Required task: Copy out each line of the data holding "this".

Working data:
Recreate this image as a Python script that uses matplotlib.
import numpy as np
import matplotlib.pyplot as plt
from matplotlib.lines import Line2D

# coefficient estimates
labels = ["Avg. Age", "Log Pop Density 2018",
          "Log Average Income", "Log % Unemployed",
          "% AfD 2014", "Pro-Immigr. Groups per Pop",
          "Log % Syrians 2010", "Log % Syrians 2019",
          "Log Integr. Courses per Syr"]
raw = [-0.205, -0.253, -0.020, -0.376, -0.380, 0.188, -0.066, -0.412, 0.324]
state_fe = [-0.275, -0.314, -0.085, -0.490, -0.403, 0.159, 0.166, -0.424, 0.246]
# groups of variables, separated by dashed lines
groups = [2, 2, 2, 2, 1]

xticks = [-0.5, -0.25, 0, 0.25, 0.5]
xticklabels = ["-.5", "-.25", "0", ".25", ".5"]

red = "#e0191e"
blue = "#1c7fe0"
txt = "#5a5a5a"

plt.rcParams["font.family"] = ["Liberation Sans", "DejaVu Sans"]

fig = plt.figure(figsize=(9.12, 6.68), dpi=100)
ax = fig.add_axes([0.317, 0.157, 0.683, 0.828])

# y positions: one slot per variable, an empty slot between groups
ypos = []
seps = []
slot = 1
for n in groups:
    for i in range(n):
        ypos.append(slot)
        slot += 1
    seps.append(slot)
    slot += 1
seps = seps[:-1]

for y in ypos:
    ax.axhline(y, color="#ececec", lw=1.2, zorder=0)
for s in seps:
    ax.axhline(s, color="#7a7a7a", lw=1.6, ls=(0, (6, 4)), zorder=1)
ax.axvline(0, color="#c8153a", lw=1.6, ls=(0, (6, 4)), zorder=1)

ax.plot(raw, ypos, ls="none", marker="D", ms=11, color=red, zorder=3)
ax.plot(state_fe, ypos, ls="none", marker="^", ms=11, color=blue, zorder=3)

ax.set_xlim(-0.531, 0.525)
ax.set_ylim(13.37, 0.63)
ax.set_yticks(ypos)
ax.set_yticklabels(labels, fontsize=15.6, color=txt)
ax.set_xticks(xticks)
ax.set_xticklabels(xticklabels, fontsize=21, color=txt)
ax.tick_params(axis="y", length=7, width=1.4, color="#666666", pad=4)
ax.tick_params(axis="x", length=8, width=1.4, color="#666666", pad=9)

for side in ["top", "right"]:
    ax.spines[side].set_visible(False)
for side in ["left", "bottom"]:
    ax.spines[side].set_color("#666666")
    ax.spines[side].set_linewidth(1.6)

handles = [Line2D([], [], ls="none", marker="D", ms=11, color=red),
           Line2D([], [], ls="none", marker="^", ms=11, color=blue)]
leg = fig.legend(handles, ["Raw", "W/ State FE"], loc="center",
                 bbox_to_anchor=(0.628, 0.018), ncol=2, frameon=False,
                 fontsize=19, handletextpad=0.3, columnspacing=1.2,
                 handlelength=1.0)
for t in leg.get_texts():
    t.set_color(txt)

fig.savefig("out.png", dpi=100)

* * *

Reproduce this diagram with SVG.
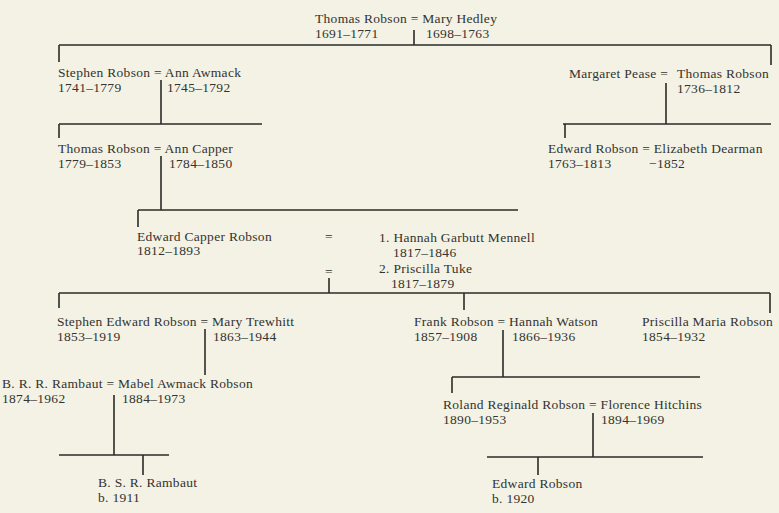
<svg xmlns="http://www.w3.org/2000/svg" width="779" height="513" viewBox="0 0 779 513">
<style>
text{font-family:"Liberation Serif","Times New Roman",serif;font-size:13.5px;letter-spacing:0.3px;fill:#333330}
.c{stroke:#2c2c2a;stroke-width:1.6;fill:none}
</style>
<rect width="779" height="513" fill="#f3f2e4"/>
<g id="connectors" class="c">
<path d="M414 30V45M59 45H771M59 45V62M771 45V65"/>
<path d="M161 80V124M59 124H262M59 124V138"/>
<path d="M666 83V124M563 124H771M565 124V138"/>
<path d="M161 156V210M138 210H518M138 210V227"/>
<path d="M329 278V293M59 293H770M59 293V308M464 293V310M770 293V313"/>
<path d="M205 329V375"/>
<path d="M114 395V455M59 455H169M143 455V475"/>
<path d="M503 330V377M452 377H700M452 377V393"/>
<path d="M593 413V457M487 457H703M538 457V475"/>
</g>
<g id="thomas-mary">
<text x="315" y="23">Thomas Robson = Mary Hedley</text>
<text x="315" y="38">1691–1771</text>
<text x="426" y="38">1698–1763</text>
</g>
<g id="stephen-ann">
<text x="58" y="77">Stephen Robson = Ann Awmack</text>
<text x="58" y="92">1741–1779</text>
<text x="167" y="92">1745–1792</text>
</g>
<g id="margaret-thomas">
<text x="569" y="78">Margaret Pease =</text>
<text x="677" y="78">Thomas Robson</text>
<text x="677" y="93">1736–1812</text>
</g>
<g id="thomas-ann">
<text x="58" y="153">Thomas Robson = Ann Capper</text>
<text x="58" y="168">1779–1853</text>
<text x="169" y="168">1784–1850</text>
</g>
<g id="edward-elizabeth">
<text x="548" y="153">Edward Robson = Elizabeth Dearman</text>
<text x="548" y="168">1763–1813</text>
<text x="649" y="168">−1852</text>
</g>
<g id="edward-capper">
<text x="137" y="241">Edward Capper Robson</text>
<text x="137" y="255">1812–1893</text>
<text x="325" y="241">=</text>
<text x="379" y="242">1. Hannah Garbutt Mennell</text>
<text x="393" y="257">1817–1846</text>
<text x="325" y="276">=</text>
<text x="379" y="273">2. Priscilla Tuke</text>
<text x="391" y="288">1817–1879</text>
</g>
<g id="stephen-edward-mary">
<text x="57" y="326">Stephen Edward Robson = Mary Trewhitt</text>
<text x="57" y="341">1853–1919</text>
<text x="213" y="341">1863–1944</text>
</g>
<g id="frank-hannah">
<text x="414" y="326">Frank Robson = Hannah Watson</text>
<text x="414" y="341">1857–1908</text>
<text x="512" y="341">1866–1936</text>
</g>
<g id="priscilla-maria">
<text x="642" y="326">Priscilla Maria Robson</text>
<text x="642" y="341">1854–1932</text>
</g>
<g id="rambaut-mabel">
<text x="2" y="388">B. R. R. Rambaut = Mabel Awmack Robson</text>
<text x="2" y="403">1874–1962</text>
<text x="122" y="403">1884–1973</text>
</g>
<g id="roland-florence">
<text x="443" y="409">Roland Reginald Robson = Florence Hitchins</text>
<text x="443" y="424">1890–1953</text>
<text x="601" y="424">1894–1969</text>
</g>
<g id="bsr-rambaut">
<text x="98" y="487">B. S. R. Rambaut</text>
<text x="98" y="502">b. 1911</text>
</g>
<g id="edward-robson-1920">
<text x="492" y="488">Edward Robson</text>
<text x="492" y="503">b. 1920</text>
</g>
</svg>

---

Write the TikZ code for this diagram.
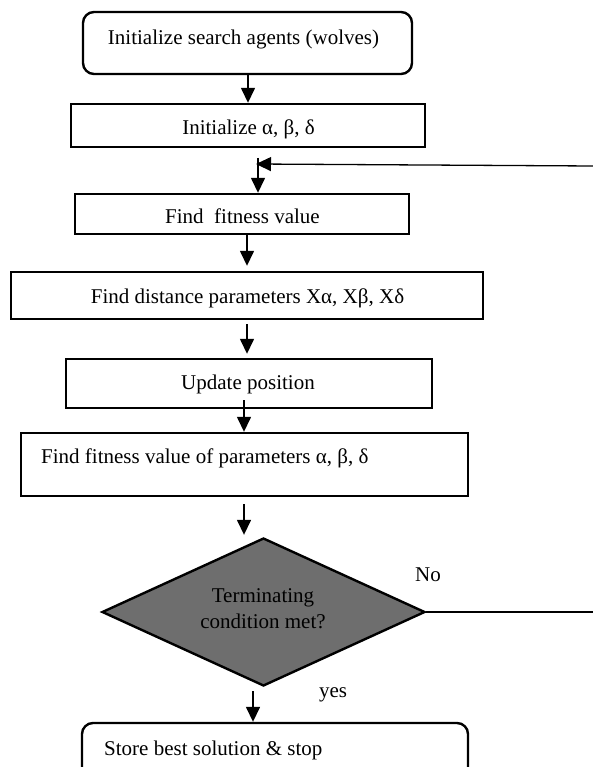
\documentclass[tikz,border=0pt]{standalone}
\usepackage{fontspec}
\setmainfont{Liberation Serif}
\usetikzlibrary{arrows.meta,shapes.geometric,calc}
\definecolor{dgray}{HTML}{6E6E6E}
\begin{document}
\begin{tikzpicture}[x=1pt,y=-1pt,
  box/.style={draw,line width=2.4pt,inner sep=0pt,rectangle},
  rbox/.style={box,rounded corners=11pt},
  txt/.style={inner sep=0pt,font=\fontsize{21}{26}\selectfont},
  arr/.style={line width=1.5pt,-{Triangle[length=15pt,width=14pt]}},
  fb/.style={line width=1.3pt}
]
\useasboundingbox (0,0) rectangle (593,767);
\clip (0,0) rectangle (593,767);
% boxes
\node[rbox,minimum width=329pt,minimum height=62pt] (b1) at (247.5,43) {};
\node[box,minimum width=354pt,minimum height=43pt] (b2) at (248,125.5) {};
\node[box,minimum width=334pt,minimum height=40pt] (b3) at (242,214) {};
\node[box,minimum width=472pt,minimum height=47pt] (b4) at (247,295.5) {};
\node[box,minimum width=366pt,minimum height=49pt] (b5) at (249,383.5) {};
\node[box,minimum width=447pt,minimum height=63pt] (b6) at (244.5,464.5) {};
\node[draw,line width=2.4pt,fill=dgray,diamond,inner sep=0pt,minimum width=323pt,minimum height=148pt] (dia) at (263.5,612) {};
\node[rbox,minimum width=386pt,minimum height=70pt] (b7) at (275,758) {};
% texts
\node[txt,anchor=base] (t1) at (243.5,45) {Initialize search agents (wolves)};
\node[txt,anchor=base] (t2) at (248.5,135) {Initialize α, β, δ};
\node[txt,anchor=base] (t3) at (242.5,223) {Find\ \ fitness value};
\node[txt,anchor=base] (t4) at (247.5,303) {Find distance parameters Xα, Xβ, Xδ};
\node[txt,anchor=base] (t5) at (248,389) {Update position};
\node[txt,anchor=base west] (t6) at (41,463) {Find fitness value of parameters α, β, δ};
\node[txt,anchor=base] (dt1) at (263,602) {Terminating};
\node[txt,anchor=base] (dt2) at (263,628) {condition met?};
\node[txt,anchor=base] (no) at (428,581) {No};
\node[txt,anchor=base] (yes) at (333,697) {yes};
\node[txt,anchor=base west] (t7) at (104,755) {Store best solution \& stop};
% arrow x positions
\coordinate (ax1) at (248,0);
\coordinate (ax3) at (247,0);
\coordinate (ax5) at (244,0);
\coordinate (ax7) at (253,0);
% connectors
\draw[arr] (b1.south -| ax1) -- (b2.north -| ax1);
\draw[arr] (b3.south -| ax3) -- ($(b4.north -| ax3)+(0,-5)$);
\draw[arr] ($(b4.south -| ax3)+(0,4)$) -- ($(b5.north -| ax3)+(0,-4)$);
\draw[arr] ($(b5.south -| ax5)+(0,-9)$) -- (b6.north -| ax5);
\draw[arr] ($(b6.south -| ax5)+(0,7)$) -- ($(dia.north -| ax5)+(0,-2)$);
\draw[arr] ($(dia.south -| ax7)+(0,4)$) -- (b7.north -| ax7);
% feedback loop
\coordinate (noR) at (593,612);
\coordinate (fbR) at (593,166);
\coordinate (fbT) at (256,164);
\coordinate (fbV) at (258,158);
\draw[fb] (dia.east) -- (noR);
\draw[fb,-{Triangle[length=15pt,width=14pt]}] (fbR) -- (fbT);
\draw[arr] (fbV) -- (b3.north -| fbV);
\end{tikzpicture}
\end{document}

The answer:
Recreate this image as a Python script that uses matplotlib.
Reproduce this diagram with SVG.
Write the TikZ code for this diagram.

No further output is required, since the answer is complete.